WHY SMART PRETRIAL DISCOVERY WINS CASES (AND WHY GOING THROUGH THE MOTIONS LOSES THEM)

Most people think of “discovery” as paperwork: interrogatories, document requests, depositions, motions to compel. In reality, discovery is not about volume. It is about purpose.

Handled correctly, pretrial discovery is the phase of litigation where cases are actually won or lost. Handled poorly, it becomes an expensive, time-consuming exercise that generates paper but produces little insight and even less leverage.

The difference is not the rules. The difference is the lawyer.

DISCOVERY IS A STRATEGY, NOT A CHECKLIST

Many lawyers approach discovery mechanically. They send the same standard interrogatories they have used for years. They ask broad, unfocused questions. They wait to see what comes back. Then they react.

That approach mistakes activity for progress.

Effective discovery starts with a clear theory of the case: what matters, what does not, and what facts must ultimately be proven or disproven. Every discovery request should serve a specific objective—either to learn something concrete or to establish something that will matter later, often at summary judgment.

Discovery should narrow the case, not bloat it.

WHY INTERROGATORIES ARE OFTEN A DEAD END

Interrogatories have their place, but they are frequently overused and misunderstood.

So-called “contention interrogatories”—questions asking the opposing party to explain all facts supporting their claims—rarely produce meaningful answers. They are routinely objected to, carefully lawyer-crafted, and stripped of real substance. What you often end up with is not the opponent’s position, but their lawyer’s rhetoric.
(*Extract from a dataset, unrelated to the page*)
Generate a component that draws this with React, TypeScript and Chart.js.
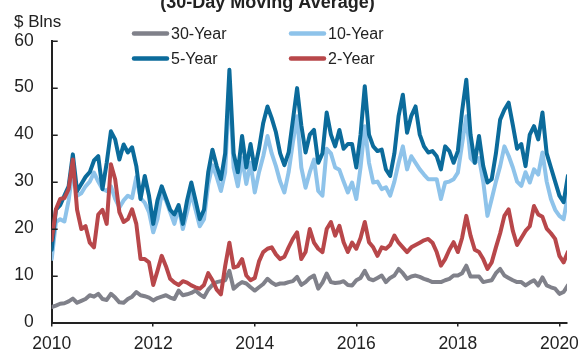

Interrogatories are most effective for targeted purposes: identifying witnesses, locating documents, or confirming basic background facts. Beyond that, they are often an inefficient way to get to the truth.

If the goal is to understand what actually happened—or to lock the other side into positions that matter—there are better tools.

REQUESTS FOR ADMISSION AND DOCUMENTS: WHERE CASES TAKE SHAPE

Requests for admission and focused requests for production are far more powerful when used intentionally.

Admissions can eliminate issues entirely. They can establish undisputed facts. They can force the opposing party to commit to positions that later cannot be walked back. Well-drafted admissions simplify cases and expose weak theories early.

Document requests, when narrowly tailored, often tell the real story. Contracts, emails, text messages, account records, internal reports—these are not filtered through advocacy in the same way interrogatory answers are. They show how decisions were actually made, not how lawyers wish they had been made.

When documents and admissions are obtained first, depositions become exponentially more effective.

THE DEPOSITION IS WHERE PREPARATION SHOWS

A deposition should never be a fishing expedition. It should be the execution of a plan.

A well-prepared lawyer enters a deposition knowing exactly what needs to be learned, what needs to be confirmed, and what needs to be established for later motions or trial. The questions are sequenced. The documents are chosen deliberately. Silence is used strategically. Admissions are built, piece by piece.

By contrast, a lawyer who “just goes through the motions” in a deposition may ask dozens of questions and learn very little. Time is wasted. Opportunities are missed. Inconsistencies go unexplored. Critical testimony is never locked down.

Depositions are not about how long they last. They are about what they accomplish.

DISCOVERY SHOULD SET UP THE ENDGAME

Discovery is not an isolated phase of litigation. It should be designed with the end in mind.

In many cases, the real objective is not trial at all, but a decisive summary judgment motion—or, at minimum, the leverage that comes from being able to file one credibly. That requires evidence, admissions, and testimony that align with the governing legal standards.

A focused discovery strategy builds that record intentionally. An unfocused one hopes something useful appears by accident.

WHY LAWYERS ARE NOT FUNGIBLE

Clients are often told that “a lawyer is a lawyer.” In discovery, that is demonstrably false.

Two lawyers can operate under the same procedural rules and produce dramatically different outcomes. Judgment, preparation, strategic restraint, and experience matter. Knowing what not to ask is often just as important as knowing what to ask.

Discovery rewards lawyers who think several steps ahead—and punishes those who treat it as a formality.

THE BOTTOM LINE

Pretrial discovery is where serious cases are shaped. It is where weak claims are exposed, strong defenses are reinforced, and leverage is created.

Clients who want results—not just activity—should care deeply about how discovery is approached. The difference between a focused, intentional strategy and a rote, check-the-box process is often the difference between winning early and fighting uphill for years.

If you are involved in high-stakes litigation, this is not an area where shortcuts or generic approaches serve you well.